**INFORMATION SUPPLIED:**

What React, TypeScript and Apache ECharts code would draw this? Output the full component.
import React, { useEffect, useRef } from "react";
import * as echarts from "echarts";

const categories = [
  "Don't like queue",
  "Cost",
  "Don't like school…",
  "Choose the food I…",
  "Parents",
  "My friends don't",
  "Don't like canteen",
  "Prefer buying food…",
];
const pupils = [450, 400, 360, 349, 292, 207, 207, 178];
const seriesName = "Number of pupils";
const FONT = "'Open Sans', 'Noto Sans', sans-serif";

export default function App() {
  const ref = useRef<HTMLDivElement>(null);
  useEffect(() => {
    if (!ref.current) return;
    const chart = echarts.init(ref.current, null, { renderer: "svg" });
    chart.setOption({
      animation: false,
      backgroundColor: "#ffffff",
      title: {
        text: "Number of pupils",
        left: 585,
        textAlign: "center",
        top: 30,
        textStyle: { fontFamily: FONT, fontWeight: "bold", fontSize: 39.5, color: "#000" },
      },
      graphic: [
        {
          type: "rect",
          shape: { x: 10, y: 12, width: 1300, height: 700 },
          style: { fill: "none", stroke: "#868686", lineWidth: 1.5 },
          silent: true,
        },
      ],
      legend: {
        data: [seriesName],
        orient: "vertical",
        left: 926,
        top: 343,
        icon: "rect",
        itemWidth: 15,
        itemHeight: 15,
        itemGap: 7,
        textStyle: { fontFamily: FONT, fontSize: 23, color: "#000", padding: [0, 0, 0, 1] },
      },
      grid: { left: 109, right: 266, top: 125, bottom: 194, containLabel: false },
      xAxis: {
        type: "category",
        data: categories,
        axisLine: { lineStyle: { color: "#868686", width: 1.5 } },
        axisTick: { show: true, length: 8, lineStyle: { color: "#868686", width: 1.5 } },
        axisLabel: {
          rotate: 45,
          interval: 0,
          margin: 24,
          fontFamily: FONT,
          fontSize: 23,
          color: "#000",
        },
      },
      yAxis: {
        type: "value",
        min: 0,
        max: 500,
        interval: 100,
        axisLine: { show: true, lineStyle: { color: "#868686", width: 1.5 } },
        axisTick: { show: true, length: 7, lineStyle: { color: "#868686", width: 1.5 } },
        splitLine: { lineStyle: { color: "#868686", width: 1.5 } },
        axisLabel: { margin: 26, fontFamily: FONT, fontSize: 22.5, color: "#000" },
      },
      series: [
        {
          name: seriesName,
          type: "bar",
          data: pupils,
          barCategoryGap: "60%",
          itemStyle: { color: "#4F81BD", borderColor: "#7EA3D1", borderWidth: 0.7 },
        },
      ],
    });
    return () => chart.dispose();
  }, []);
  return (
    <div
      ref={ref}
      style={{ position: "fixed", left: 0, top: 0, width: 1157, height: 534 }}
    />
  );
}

**WORK REQUIRED:** Go through the listing above and restate it word for word.

**EXERCISE SOLUTION:**
What React, TypeScript and Apache ECharts code would draw this? Output the full component.
import React, { useEffect, useRef } from "react";
import * as echarts from "echarts";

const categories = [
  "Don't like queue",
  "Cost",
  "Don't like school…",
  "Choose the food I…",
  "Parents",
  "My friends don't",
  "Don't like canteen",
  "Prefer buying food…",
];
const pupils = [450, 400, 360, 349, 292, 207, 207, 178];
const seriesName = "Number of pupils";
const FONT = "'Open Sans', 'Noto Sans', sans-serif";

export default function App() {
  const ref = useRef<HTMLDivElement>(null);
  useEffect(() => {
    if (!ref.current) return;
    const chart = echarts.init(ref.current, null, { renderer: "svg" });
    chart.setOption({
      animation: false,
      backgroundColor: "#ffffff",
      title: {
        text: "Number of pupils",
        left: 585,
        textAlign: "center",
        top: 30,
        textStyle: { fontFamily: FONT, fontWeight: "bold", fontSize: 39.5, color: "#000" },
      },
      graphic: [
        {
          type: "rect",
          shape: { x: 10, y: 12, width: 1300, height: 700 },
          style: { fill: "none", stroke: "#868686", lineWidth: 1.5 },
          silent: true,
        },
      ],
      legend: {
        data: [seriesName],
        orient: "vertical",
        left: 926,
        top: 343,
        icon: "rect",
        itemWidth: 15,
        itemHeight: 15,
        itemGap: 7,
        textStyle: { fontFamily: FONT, fontSize: 23, color: "#000", padding: [0, 0, 0, 1] },
      },
      grid: { left: 109, right: 266, top: 125, bottom: 194, containLabel: false },
      xAxis: {
        type: "category",
        data: categories,
        axisLine: { lineStyle: { color: "#868686", width: 1.5 } },
        axisTick: { show: true, length: 8, lineStyle: { color: "#868686", width: 1.5 } },
        axisLabel: {
          rotate: 45,
          interval: 0,
          margin: 24,
          fontFamily: FONT,
          fontSize: 23,
          color: "#000",
        },
      },
      yAxis: {
        type: "value",
        min: 0,
        max: 500,
        interval: 100,
        axisLine: { show: true, lineStyle: { color: "#868686", width: 1.5 } },
        axisTick: { show: true, length: 7, lineStyle: { color: "#868686", width: 1.5 } },
        splitLine: { lineStyle: { color: "#868686", width: 1.5 } },
        axisLabel: { margin: 26, fontFamily: FONT, fontSize: 22.5, color: "#000" },
      },
      series: [
        {
          name: seriesName,
          type: "bar",
          data: pupils,
          barCategoryGap: "60%",
          itemStyle: { color: "#4F81BD", borderColor: "#7EA3D1", borderWidth: 0.7 },
        },
      ],
    });
    return () => chart.dispose();
  }, []);
  return (
    <div
      ref={ref}
      style={{ position: "fixed", left: 0, top: 0, width: 1157, height: 534 }}
    />
  );
}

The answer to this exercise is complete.